At first all went well. From his eyrie during the daytime the prince played eavesdropper, listening to snippets of gossip about the court and personalities of Versailles relayed to the ladies Ferrand and Vasse by their aristocratic visitors. On one occasion he was highly amused to overhear a long conversation about himself, which included ‘informed’ speculation on his whereabouts.
7

But as time went on, the prince began to grow bored and to chafe at his cramped lifestyle. He began to row with the Princesse de Talmont. These were no ordinary rows. The prince by now was accustomed to fall into volcanic rages if people opposed their will to his, crossed him, or even disagreed with him. The small change of verbal sniping between intimate couples was conflated by the prince into part of the general mosaic of rejection the world had foisted upon him. His subsequent rage frequently took a physical form and he would beat his mistress.
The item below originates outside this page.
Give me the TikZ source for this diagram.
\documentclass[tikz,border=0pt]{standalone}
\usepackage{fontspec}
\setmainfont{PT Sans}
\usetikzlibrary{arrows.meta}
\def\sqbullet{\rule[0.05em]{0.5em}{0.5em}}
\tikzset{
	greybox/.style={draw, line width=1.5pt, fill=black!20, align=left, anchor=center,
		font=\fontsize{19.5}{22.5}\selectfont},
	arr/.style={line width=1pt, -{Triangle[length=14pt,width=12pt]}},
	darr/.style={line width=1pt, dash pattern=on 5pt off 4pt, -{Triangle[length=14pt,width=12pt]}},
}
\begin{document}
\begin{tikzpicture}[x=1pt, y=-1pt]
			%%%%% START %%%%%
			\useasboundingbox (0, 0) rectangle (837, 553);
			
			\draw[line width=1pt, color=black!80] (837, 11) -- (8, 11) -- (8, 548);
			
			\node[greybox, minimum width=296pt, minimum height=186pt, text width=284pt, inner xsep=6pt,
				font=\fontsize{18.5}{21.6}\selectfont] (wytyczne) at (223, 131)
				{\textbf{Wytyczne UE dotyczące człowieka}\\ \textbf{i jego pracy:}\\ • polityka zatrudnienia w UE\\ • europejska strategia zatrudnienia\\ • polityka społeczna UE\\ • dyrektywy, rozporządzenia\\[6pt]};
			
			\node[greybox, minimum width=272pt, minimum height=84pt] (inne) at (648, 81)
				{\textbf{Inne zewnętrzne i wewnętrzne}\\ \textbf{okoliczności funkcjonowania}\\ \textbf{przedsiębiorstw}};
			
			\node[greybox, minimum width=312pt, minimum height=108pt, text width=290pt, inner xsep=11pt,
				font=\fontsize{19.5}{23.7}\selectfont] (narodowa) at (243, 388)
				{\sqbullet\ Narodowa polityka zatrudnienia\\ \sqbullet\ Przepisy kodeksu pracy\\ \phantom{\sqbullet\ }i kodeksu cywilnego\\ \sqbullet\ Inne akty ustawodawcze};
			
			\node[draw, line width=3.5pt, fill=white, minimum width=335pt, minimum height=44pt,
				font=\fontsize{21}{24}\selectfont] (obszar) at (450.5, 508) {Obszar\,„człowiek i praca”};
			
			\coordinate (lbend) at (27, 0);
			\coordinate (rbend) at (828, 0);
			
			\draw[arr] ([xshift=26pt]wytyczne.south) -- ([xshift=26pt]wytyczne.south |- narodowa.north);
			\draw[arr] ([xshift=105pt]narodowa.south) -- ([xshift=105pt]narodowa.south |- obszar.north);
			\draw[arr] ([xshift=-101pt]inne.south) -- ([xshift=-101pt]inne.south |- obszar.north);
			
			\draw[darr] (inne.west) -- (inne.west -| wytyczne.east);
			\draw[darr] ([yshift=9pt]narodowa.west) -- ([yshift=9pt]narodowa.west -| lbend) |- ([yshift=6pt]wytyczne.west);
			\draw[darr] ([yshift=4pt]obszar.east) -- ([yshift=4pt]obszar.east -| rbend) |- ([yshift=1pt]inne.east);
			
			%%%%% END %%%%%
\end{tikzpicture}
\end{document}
The battered Princesse de Talmont’s legendary wit and repartee availed her little against a man who was not ashamed to use violence if thwarted, or simply worsted in a verbal encounter. More to the point, the two ladies Ferrand and Vasse, who were bound together by gentle bonds (probably unconscious lesbianism)
8
were deeply shocked by the outbursts of physical violence and the ferocious altercations between the lovers which they could not fail to overhear.

Tactfully the two ladies put it to the prince that it might be time to move on.
9
After two months of huddled daytime privation, Charles Edward felt he had made his point. He had bearded Louis XV in his own lair and thrown all the assassins and secret agents of Europe off his trail. Besides, he had decided where he would make his permanent home. On 20 April the prince wrote to Earl Marischal, asking him to meet him in Venice.
10
Charles Edward was still absurdly hoping to recruit this man (who, unknown to him, hated him vehemently) as his secretary of state. In hopes of assembling a skeleton court, Charles also asked Harrington (then at Dijon with Graeme) to join him in Venice.
11
If possible, Graeme should accompany him.

There was no reply from Marischal. The prince wrote again to the same effect on 5 May. Back came the lame old excuse about ‘broken health’.
12

The prince set out in early May 1749, intending to avoid all French garrison towns. He was not a moment too soon. By now the French
had
got wind of his presence in their capital – probably because the prince told John Waters his banker that he would be ‘calling’ for his mail. The French instituted an intensive search. This time, if they found Charles, they were going to take him all the way to Civitavecchia and deposit him there.
13

The prince’s itinerary took him through Luneville and Lorraine. Then he headed south into Switzerland, passing through Lucerne, the Mt St Goddard pass and the vale of Bellinzona to Lugano. Then he crossed lake Como and rested at Bergamo before pressing on to Venice.
14

On 17 May Charles Edward wrote in sanguine spirits from the Most Serene Republic to his father. He was very hopeful of being allowed to stay in Venice, ‘a place that next to France is the best for my interest’.
15
He decided to use the papal nuncio as his go-between to the doge’s council. The nuncio was deeply sympathetic to the prince, but warned him that the most consideration he was likely to receive was tacit consent to remain a few days incognito.
16
But at least this time the prince did send on a formal compliment to the Pope – the first time he had done so since leaving Rome in January 1744. Benedict wrote back by special courier to tell Charles that he was free to reside anywhere in papal Italy, but would not be welcome if he returned to Avignon. Bologna was proposed as a suitable haven. But Charles Edward told the nuncio that in an open town like Bologna he would go in fear of his life – a very neat twist on the Pope’s own arguments about Avignon.
17

It gradually became clear why the prince had chosen to make his base in Venice. The city of masked revellers and shadowy secret agents was the perfect milieu for a man to whom disguise and cloak and dagger had become second nature. The prince dismissed Benedict’s countervailing argument: that a city based on the incognito, where so many went masked, provided the perfect locale for assassins and was thus the worst possible bet for the prince.